Here are the best movies based on musicals that were based on movies:
10. Oliver! (1968)
This Best Picture-winning musical (one of ten in the Academy’s history!) isn’t by any stretch a travesty, but it’s ranked last on a technicality. While there had been an iconic film adaptation of Charles Dickens’ tale of orphan woe “Oliver Twist” by the time Carol Reed adapted the 1960 stage show, it could be convincingly argued that Lionel Bart’s musical was not adapting David Lean’s 1948 black-and-white drama about the young, gruel-loving urchin, but rather taking another shot altogether at Dickens’ text. They still make for a compelling comparison. While Reed’s version of Bart’s show sands a lot of Lean’s grim atmosphere and the necessary grit of impoverished London, it gives a terrific boost of energy to the miserable proceedings. It also marks a clear step away from the antisemitic tropes that Dickens used for Fagin—not least because Bart ditched the large prosthetic nose worn by Alec Guinness for Lean.
9. Nine (2009)
When asked to name the modern-age successor of Italian giant Federico Fellini, who among us wouldn’t proffer Rob Marshall? The director behind Chicago, Memoirs of a Geisha and no less than four joyless Disney franchise slogs brought this musical to life in a similar fashion to his Best Picture winner: With non-diegetic songs shot on a big, theatrically-lit soundstage. Nine is inexplicably based on Fellini’s opus 8½, detailing all the women who bear significance to a middle-aged, womanizing celebrity Italian filmmaker. When you replace Fellini’s surreal, dizzying craft with a series of slick but stilted songs, delivered one at a time by different cast members, the drama feels remarkably slight. Weirdly, the song “Be Italian” by Fergie is the best in the whole film.
8. Roald Dahl’s Matilda the Musical (2022)
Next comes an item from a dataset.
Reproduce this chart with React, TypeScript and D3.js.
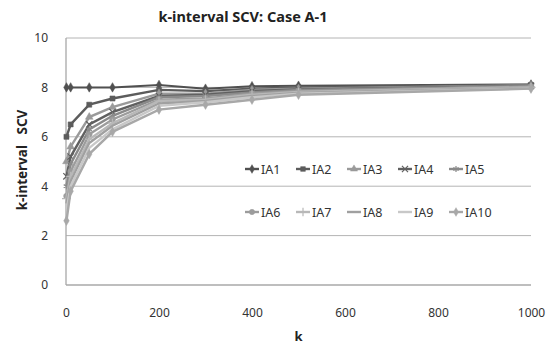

Another filmed musical that could be seen as a direct book adaptation rather than a cinematic remake, the Netflix version of Tim Minchin’s Matilda musical has much clearer connective tissue with Danny DeVito’s 1996 adaptation of Roald Dahl’s kid wonder opus. Emma Thompson’s Machiavellian headmistress Miss Trunchbull completely matches Pam Ferris’ performance in style and vibe, and acts of spontaneous magic and comic violence from 1996 have been plugged into a charming but polished modern musical template. It’s not as timeless as Carol Reed’s Dickensian musical, but as it is more easily mistaken for a direct musical remake by those unfamiliar with London’s West End, it ranks higher on this list. I too wish these rules were simpler, but that’s showbiz.
7. Mean Girls (2024)
The Tina Fey-scripted, zeitgeist-shifting teen film was so foundational for this stage-to-screen musical adaptation that you could make a ten-minute supercut of all the iconic lines from the original that Gen Z actors faithfully repeat (several actors from the original film and musical also make appearances). Still, it’s a pleasurable enough experience to revisit Fey’s fizzy and fierce story of high school cliques on steroids, even if we slowly realize that what made Mean Girls so likable was how ruthlessly 2004 it was while watching. The 2018 musical is uber-poppy to a fault, with earworm melodies and not particularly complex lyricism, but it’s a Mean Girls musical! It gets a pass. Thanks to a game cast (especially pop star Reneé Rapp as the intimidating Regina George), Mean Girls gets to endure in its 20th year on planet earth.